Theory as operational ‘praxis’.

We consider the architectural as a form of praxis resting on our power to situate ourselves in the world by engaging and producing forms of spatiality. This means attending not only to the built environment, but to a broader spatial enactment of materiality and all those unheard, silent and minor realities threading the everyday of our living environment. While engaging in the transdisciplinary practices and emerging forms of agency demanded by this holistic vision of space, we deeply care for the richness and singularity of our own disciplinary knowledge.

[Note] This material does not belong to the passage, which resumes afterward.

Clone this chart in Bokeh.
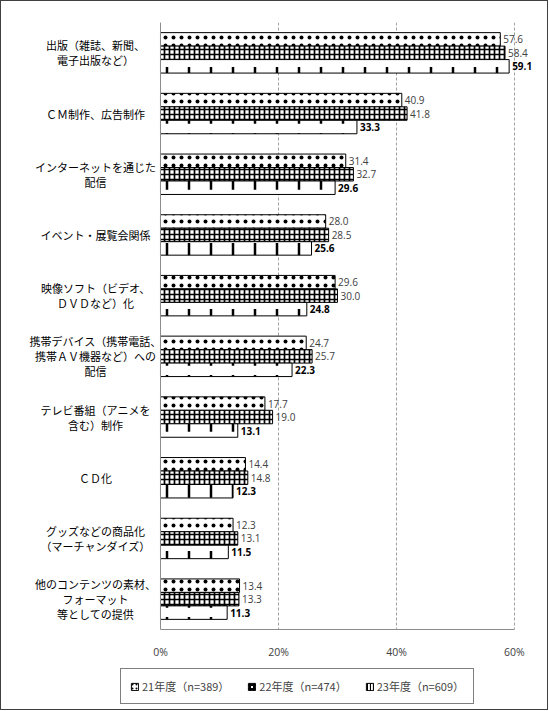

At ALICE Research we work to keep this singularity at the center of our activities by developing specific research methodologies and tools able to bridge the historical, the theoretical and the practical to foster new forms of transdisciplinar and transcalar critical practices deeply committed to the transformation of our societies and living environments. Accordingly, we base our work on socioecological and transdisciplinary readings that understand practice as an essential source of knowledge, history as an operative ground capable of activating the plural temporalities of our present, and theory as a truly creative endeavor where new concepts and rationales have the ability to actually reconfigure our current relation to the material world. Therefore, we aim at bringing forward operational frameworks attentive to the emerging and supportive qualities of space itself, focusing on the collective and political dimension of architecture, and with a determined concern for its situated and embodied character.